When looking at the philosophy that probably underlies the core belief in Large Language Models (LLMs) being the right path to achieving Artificial Superintelligence (ASI) or Artificial General Intelligence (AGI), I could not help but be reminded of the famous quote from Ludwig Wittgenstein: “The limits of my language are the limits of my world.” What he likely argues is that the language we use defines the limits of our knowledge and our understanding of the world.

Following this logic, one may surely arrive at the conclusion that, indeed, there is nothing we know that we don’t know or cannot describe. Language—the words we use to define or describe—must represent the line where our knowledge lies. As Parmenides has also argued, “the thing that can be thought and that for the sake of which the thought exists is the same; for you cannot find thought without something that is, as to which it is uttered.” Therefore, if an LLM can capture the entirety of human language, there exists a possibility to build a machine that can be at comparable levels as humans when it comes to thought.

Many have argued in the past that a machine will not be able to smell, taste, or see by itself, and the lack of these senses will prevent it from reaching the human level, not to mention moving beyond it.

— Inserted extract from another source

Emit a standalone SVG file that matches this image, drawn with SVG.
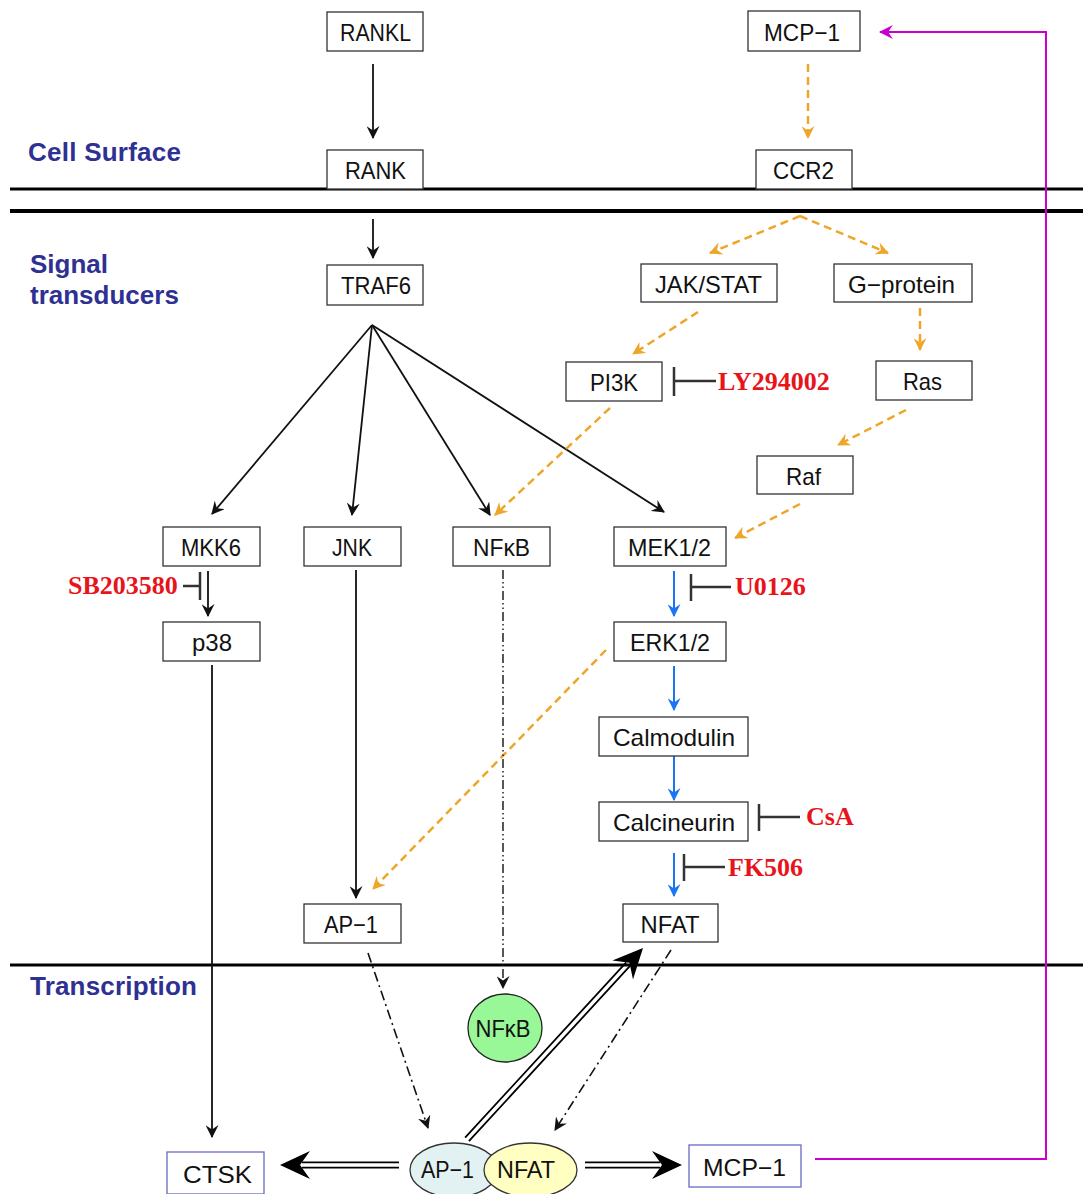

However, while this argument may sound compelling, it does not pinpoint exactly what is missing from machines that lack sensory experience that prevents them from becoming human-comparable.

So, should we be convinced that ASI (or even AGI) are inevitable? Are we missing other arguments?

Here’s my thought: I do believe that the limits of words indeed define our current borders of understanding—our current borders of human thought from the past thousands of years. However, what about the future? Do we already have language for everything we don’t yet know? Surely not. Are the unknowns simply a re-arrangement of the words of what we know today, or would they require the creation of concepts that are entirely new? The answer lies in truly understanding human cognition—a process that moves from the known to the unknown, continuously redefining the boundaries of knowledge. Such a trajectory undoubtedly requires leaps of mind—conceptual breakthroughs that arise from inspiration and intuition, transcending what can be fully captured by words or any existing computational models.

Will we see ASI? I don’t believe so—not yet. If true intelligence requires transcending language itself, then ASI is not inevitable—it is, for now, inconceivable.